Nodes from fork B will execute these blocks from fork A one block at a time. If the current block is the first block of a sprint, then Bor will perform an eth_callWithState
to fetch the lastStateID
to calculate from
and will subtract 128 seconds from that block’s timestamp to get the value of to
:
-
lastStateId = eth_callWithState(ctx, state, data, ...) from = lastStateId + 1 to = (current block timestamp) - (128 seconds).
These values will then be used to query statesync transactions from Heimdall, returning 2 transactions (currently it would return 3, causing a BADBLOCK
error).
Genesis File
A new genesis parameter is introduced stateSyncConfirmationDelay
which is stored as a map[string]unit64
and used to calculate the time delay for state-sync confirmations.

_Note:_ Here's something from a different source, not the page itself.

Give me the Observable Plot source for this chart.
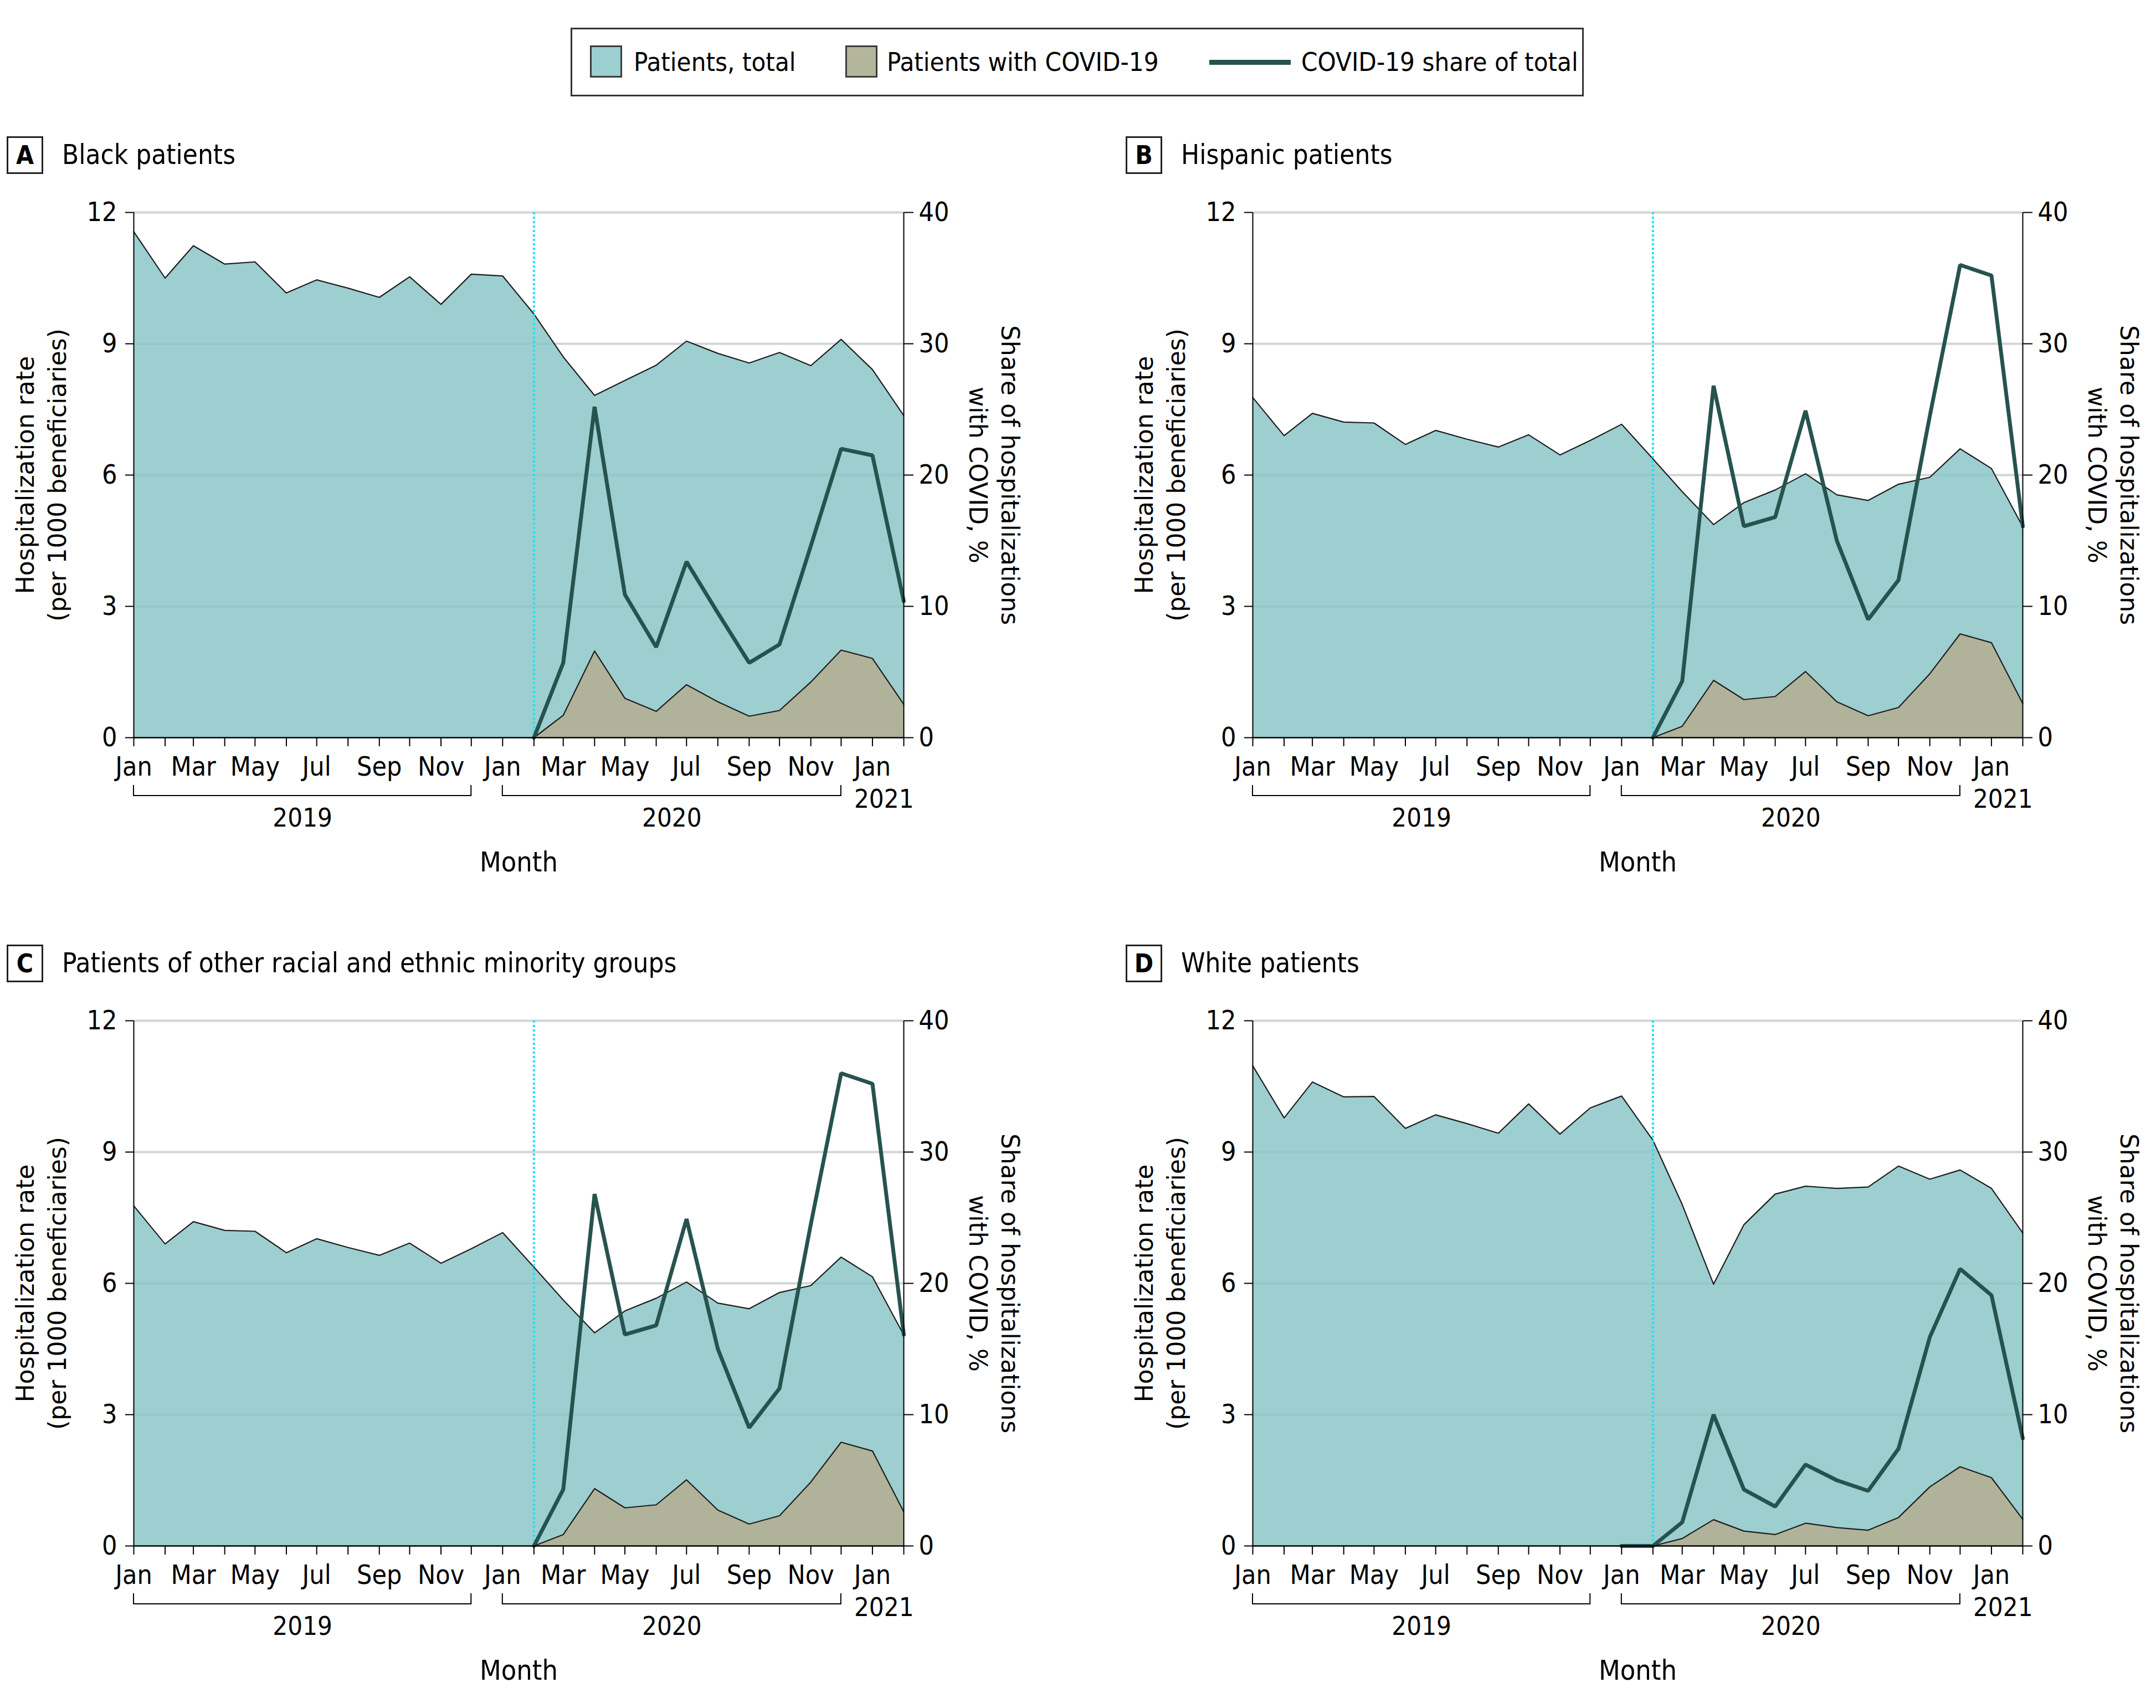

"stateSyncConfirmationDelay": {
"HF_BLOCK": 128
},
Bor Consensus Rules
The existing implementation and proposed changes for calculating from
and to
are mentioned below (with several abstractions added from the actual implementation for ease of understanding):
Current implementation for fetching from:
lastStateID := bor.GenesisContractClient.LastStateId(parentBlock.Number)
from := lastStateID + 1
func (gc *GenesisContractClient) LastStateId(number *types.Number) {
// build transaction args
result := gc.ethAPI.Call(ctx, args, number)
return result
}
Proposed changes:
lastStateID := bor.GenesisContractClient.LastStateId(state.Copy(), parentBlock.Number, parentBlock.Hash)
from := lastStateID + 1
func (gc *GenesisContractClient) LastStateId(state *state.StateDB, number *types.Number, hash common.Hash) {
// build transaction args
result := gc.ethAPI.CallWithState(ctx, args, state, number, hash)
return result
}
Current implementation for fetching to:
// Currently sprintLength is 16
to = GetHeader(currentBlockNumber - sprintLength).Time
Proposed Change:
// after hard fork, fetch stateSyncConfirmationDelay from genesis file
stateSyncDelay:=FetchStateSyncDelay(currentBlockNumber)
to := header.Time - stateSyncDelay
// before hard fork, (same as earlier)
to = GetHeader(currentBlockNumber - sprintLength).Time
Summary:
- Current sprint length = 16
- State sync confirmation delay = 128 seconds (Proposed)
- The range to calculate the
to
value will increase from 16 blocks to 128 seconds. - Use incoming chain’s state for fetching the last state ID used for calculating the
from
value.
Security Considerations
The proposed state sync confirmation delay would lead to state sync transactions being delayed by (128 - 16* 2.25) ~ 92 seconds as the interval is increased from 16 blocks to 128 seconds.
Backward Compatibility
This PIP will not be backward compatible with the current implementation of Bor and will therefore require a Hard Fork.
Appendix
Copyright
All copyrights and related rights in this work are waived under CC0 1.0 Universal.